We got word in the office that his robbed body had been found in a hotel, with bottles and baggies decorating the room, just days after learning from his new, pregnant wife that he hadn’t been sober for months. He tossed a decade of drug-free years out the window, and within months of picking up where he left off, he left us all.

I could go on about others.  People I worked and played with in the bar world during my college years and shortly thereafter.  I know more than I need to about addiction, including that even ones that don’t take your life are no joke.

Addiction, by definition, is a negative thing.  Wikipedia defines it as “the continued repetition of a behavior despite adverse consequences;” Webster’s dictionary says it’s “the state of being enslaved to a habit or practice…to such an extent that its cessation causes severe trauma.”  Neither of these sound like a state anyone should want to be in over anything.  And yet I am currently, unapologetically.

Kung fu is a behavior I continue despite adverse physical consequences, about which even entertaining its cessation causes me mental trauma. It’s not going to kill me, of course, but I acknowledge in the tag line of my blog that it can cripple me.  I’ve lost track of the number of times I’ve been told I should quit before I end up with limbs not working.  Each time I hear these concerns and warnings, I respond with what I know sounds to some like I’m wading blind in a pool of denial.  I’ve heard drug addicts sound the same way.  At least exercise addictions aren’t known to rob one of the mental faculties needed not to escalate the behavior in the middle of negative consequences.  Drug addicts just keep taking more.

At the end of the day, continuing in my addiction is as simple as knowing that the pain of activity isn’t yet greater than the pain of loss that stopping would bring.  That’s simply how fulfilled it makes me, for lack of a less dramatic word at this late hour, any and every time a training night goes well – hurt knees, hurt back, hurt arm and all.

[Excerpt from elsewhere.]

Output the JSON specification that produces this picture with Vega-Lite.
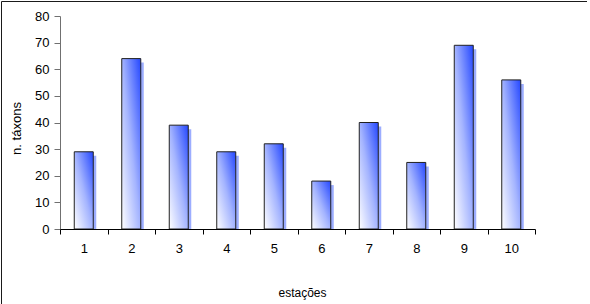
{
  "$schema": "https://vega.github.io/schema/vega-lite/v6.json",
  "width": 586,
  "height": 305,
  "padding": {"left": 1, "top": 1, "right": 0, "bottom": 0},
  "autosize": {"type": "none"},
  "background": "#ffffff",
  "config": {
    "view": {"stroke": "#1a1a1a", "strokeWidth": 1},
    "font": "Liberation Sans",
    "axis": {
      "labelFont": "Liberation Sans",
      "titleFont": "Liberation Sans",
      "labelFontSize": 13,
      "titleFontSize": 13,
      "titleFontWeight": "normal",
      "labelColor": "#000000",
      "titleColor": "#000000",
      "grid": false
    }
  },
  "data": {
    "values": [
      {"estacao": "1", "taxons": 29},
      {"estacao": "2", "taxons": 64},
      {"estacao": "3", "taxons": 39},
      {"estacao": "4", "taxons": 29},
      {"estacao": "5", "taxons": 32},
      {"estacao": "6", "taxons": 18},
      {"estacao": "7", "taxons": 40},
      {"estacao": "8", "taxons": 25},
      {"estacao": "9", "taxons": 69},
      {"estacao": "10", "taxons": 56}
    ]
  },
  "encoding": {
    "x": {
      "field": "estacao",
      "type": "nominal",
      "sort": null,
      "scale": {
        "type": "band",
        "domain": ["1", "2", "3", "4", "5", "6", "7", "8", "9", "10"],
        "range": [59, 534],
        "paddingInner": 0,
        "paddingOuter": 0
      },
      "axis": {
        "orient": "bottom",
        "offset": -77,
        "labelAngle": 0,
        "tickBand": "extent",
        "tickSize": 5,
        "labelPadding": 8,
        "domainColor": "#000000",
        "tickColor": "#000000",
        "title": "estações",
        "titleFontSize": 12,
        "titleX": 301,
        "titleY": 67,
        "titleBaseline": "alphabetic"
      }
    },
    "y": {
      "field": "taxons",
      "type": "quantitative",
      "scale": {"domain": [0, 80], "range": [228, 15], "nice": false, "zero": true},
      "axis": {
        "orient": "left",
        "offset": -59,
        "values": [0, 10, 20, 30, 40, 50, 60, 70, 80],
        "labelOverlap": false,
        "tickSize": 6,
        "labelPadding": 5,
        "domainColor": "#707070",
        "tickColor": "#707070",
        "title": "n. táxons",
        "titleX": -40,
        "titleY": 127,
        "titleBaseline": "alphabetic"
      }
    }
  },
  "layer": [
    {
      "data": {"values": [{}]},
      "mark": {"type": "rect", "fill": null, "stroke": "#a0a0a0", "strokeWidth": 1},
      "encoding": {
        "x": {"datum": "1", "bandPosition": 0, "type": "nominal"},
        "x2": {"datum": "10", "bandPosition": 1},
        "y": {"datum": 80, "type": "quantitative"},
        "y2": {"datum": 0}
      }
    },
    {
      "mark": {
        "type": "bar",
        "width": {"band": 0.4},
        "color": "#3a5cff",
        "opacity": 0.5,
        "xOffset": 3,
        "yOffset": 4,
        "y2Offset": 0
      },
      "encoding": {
        "y2": {"datum": 0}
      }
    },
    {
      "mark": {
        "type": "bar",
        "width": {"band": 0.4},
        "stroke": "#202020",
        "strokeWidth": 1,
        "fill": {
          "gradient": "linear",
          "x1": 0, "y1": 1, "x2": 1, "y2": 0,
          "stops": [
            {"offset": 0, "color": "#ffffff"},
            {"offset": 0.5, "color": "#a4b4ff"},
            {"offset": 1, "color": "#2447ff"}
          ]
        }
      }
    }
  ]
}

If only all addicts of all kinds could clearly weigh the pain of continuation against the pain of cessation.  If only they lived long enough to get the chance.


Pondering Gratitude

I have an employer that offers a stellar comprehensive insurance plan at a reasonable cost to me.  Far too many people are not as lucky.  I’m very grateful. Were it not for my employer’s generosity, I probably couldn’t have stayed with kung fu long enough to become maniacally crazy about it.  The cost of patching up my legs three times would have been too high.

This is what I was thinking at eight o’clock in the morning, as I sat in the waiting room of the doctor my internist sent me to in the hopes he could do something about the lower back pain and sporadic sciatica that my orthopedist doesn’t treat.  I had a considerable amount of time to ponder my gratitude – an hour to be exact – because the woman who signed in five seconds before me, with an appointment time thirty minutes after mine, was erroneously seen first.  I couldn’t help but ask the receptionist: “Then what’s the point of having appointments if you just have to walk in first?”  I received neither a response nor an apology. That seriously muted my gratitude.  But I digress.

The flip side of appreciating the quality medical care I receive (and believe all should have) is anxiety.  What happens to my kung fu life if I lose this level of care?  It most likely goes away.

I realize that’s an upper Northwest kind of problem, as a D.C. native would say (i.e. high class), particularly when the question for many others is: what happens to life itself without healthcare?  But it would most definitely be a problem, on so many levels, were it to happen.  So chronic pain and long waits aside, I remain indisputably grateful that I continue to be patched up… and that the price of the patching is one I can still afford.